I lived in Farmington for thirty years. This week it was heartbreaking to watch from two hundred miles away as the details of the tragedy unfolded. I texted friends there to make sure they could answer, and spent time scrolling on social media looking for more “marked safe” notices from my wider circle. I was relieved to find they were all safe, and then felt guilty about the families and friends of the victims who did not escape the gunfire.
Farmington is a community where the majority of people seem to believe in God, guns, individual liberty, hard work, the energy extraction industry, heterosexuality, fast food, and patriotism. Elsewhere, I am fairly moderate. There I was an outsider, a flaming liberal who did Peace Corps service, kept my last name when I got married, and spent too many years in graduate school. I hated the politics there even as I never hated my friends and neighbors who disagreed with me. It was complicated place for me.

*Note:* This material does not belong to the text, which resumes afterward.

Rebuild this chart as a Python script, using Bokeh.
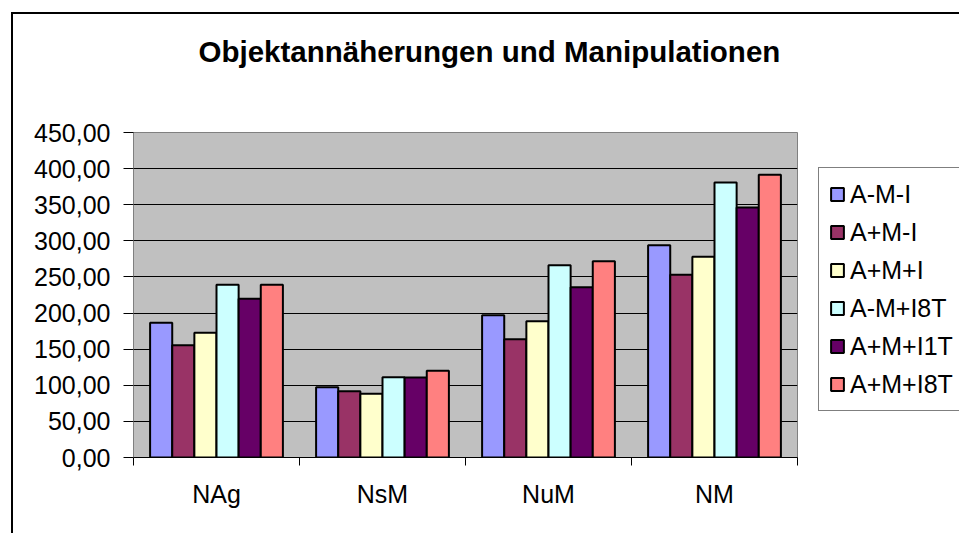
from bokeh.plotting import figure
from bokeh.models import (Range1d, FixedTicker, Legend, LegendItem, ColumnDataSource,
                          Title, InlineStyleSheet)
from bokeh.transform import dodge
from bokeh.embed import file_html
from bokeh.resources import INLINE

# ---------------- data ----------------
categories = ["NAg", "NsM", "NuM", "NM"]
series_names = ["A-M-I", "A+M-I", "A+M+I", "A-M+I8T", "A+M+I1T", "A+M+I8T"]
a_m_i = [186.5, 97.4, 197.0, 294.0]
ap_m_i = [155.5, 91.8, 163.8, 253.0]
ap_mp_i = [172.6, 88.2, 188.8, 277.8]
a_mp_i8t = [239.1, 111.2, 266.3, 380.8]
ap_mp_i1t = [219.7, 110.8, 235.8, 346.3]
ap_mp_i8t = [239.1, 120.0, 271.9, 391.4]
series_values = [a_m_i, ap_m_i, ap_mp_i, a_mp_i8t, ap_mp_i1t, ap_mp_i8t]
colors = ["#9999FF", "#993366", "#FFFFCC", "#CCFFFF", "#660066", "#FF8080"]
y_ticks = [0, 50, 100, 150, 200, 250, 300, 350, 400, 450]
y_tick_labels = ["0,00", "50,00", "100,00", "150,00", "200,00", "250,00",
                 "300,00", "350,00", "400,00", "450,00"]
title_text = "Objektannäherungen und Manipulationen"

FONT = "Liberation Sans"

p = figure(frame_width=664, frame_height=325, output_backend="svg",
           toolbar_location=None,
           x_range=Range1d(0, len(categories)), y_range=Range1d(0, 450),
           min_border_left=133, min_border_right=162, min_border_top=132,
           min_border_bottom=76, background_fill_color="#C0C0C0",
           border_fill_color="white")

p.title = Title(text=title_text, align="left", vertical_align="top", text_font=FONT,
                text_font_size="29.5px", text_font_style="bold", text_color="black",
                standoff=0, offset=65,
                padding=dict(top=0, bottom=63, left=0, right=0))

centers = [i + 0.5 for i in range(len(categories))]
n = len(series_names)
gap = 1.5
w = 1.0 / (n + gap)

items = []
for i, (name, vals, col) in enumerate(zip(series_names, series_values, colors)):
    src = ColumnDataSource(dict(x=centers, top=vals, cat=categories))
    r = p.vbar(x=dodge("x", (i - (n - 1) / 2) * w, range=p.x_range), top="top",
               bottom=0, width=w, source=src, fill_color=col, line_color="black",
               line_width=2)
    items.append(LegendItem(label=name, renderers=[r]))

# x axis
xa = p.xaxis[0]
xa.ticker = FixedTicker(ticks=centers, minor_ticks=list(range(len(categories) + 1)))
xa.major_label_overrides = {c: lab for c, lab in zip(centers, categories)}
xa.major_tick_line_color = None
xa.major_tick_in = 0
xa.major_tick_out = 0
xa.minor_tick_in = 0
xa.minor_tick_out = 8
xa.minor_tick_line_color = "black"
xa.axis_line_color = "black"
xa.major_label_text_font = FONT
xa.major_label_text_font_size = "25px"
xa.major_label_text_color = "black"
xa.major_label_standoff = 14

# y axis
ya = p.yaxis[0]
ya.ticker = FixedTicker(ticks=y_ticks, minor_ticks=[])
ya.major_label_overrides = {t: lab for t, lab in zip(y_ticks, y_tick_labels)}
ya.major_tick_in = 0
ya.major_tick_out = 10
ya.major_tick_line_color = "black"
ya.axis_line_color = "#808080"
ya.major_label_text_font = FONT
ya.major_label_text_font_size = "25px"
ya.major_label_text_color = "black"
ya.major_label_standoff = 13

p.xgrid.visible = False
p.ygrid.ticker = FixedTicker(ticks=y_ticks, minor_ticks=[])
p.ygrid.grid_line_color = "black"
p.ygrid.grid_line_width = 1
p.outline_line_color = "#808080"
p.outline_line_width = 1

legend = Legend(items=items, location=(21, 46), padding=10, spacing=6,
                label_height=32, glyph_height=16, glyph_width=16,
                label_standoff=5, margin=0, label_text_font=FONT,
                label_text_font_size="25px", label_text_color="black",
                border_line_color="black", border_line_width=1,
                background_fill_color="white", background_fill_alpha=1)
p.add_layout(legend, "right")

# chart-area border of the original (its right and bottom edges lie outside the picture)
p.stylesheets = [InlineStyleSheet(css="""
:host { position: relative; }
:host::after { content: ''; position: absolute; left: 11px; top: 12px; right: 0; bottom: 0;
  border-left: 2px solid #000; border-top: 2px solid #000; pointer-events: none; z-index: 10; }
""")]

open("out.html", "w").write(file_html(p, INLINE))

Farmington is also a community where people know their neighbors. Everyone in town might not have known the victims personally, but everyone in town knows someone who knew them. The connections are tight and will help the community through this crisis. There are many good things about this community and we are seeing it now as people pull together to support each other.
But I hope for more for Farmington and for all of us. I hope for an awakening that enough is enough. I hope this for all the communities who have suffered this senseless violence, indeed for our country. No one outside the military should have an assault rifle. People with mental health issues and records of violence should not be allowed to own guns. We keep writing to the newspaper. We march. We sign petitions. We call and write to our representatives in Washington, DC. Nothing seems to make a difference.
Mass shootings can happen anywhere. None of us can truly mark ourselves safe until something changes. What will it take? I hope and pray we can figure it out and stop the anger and craziness before it kills more of us.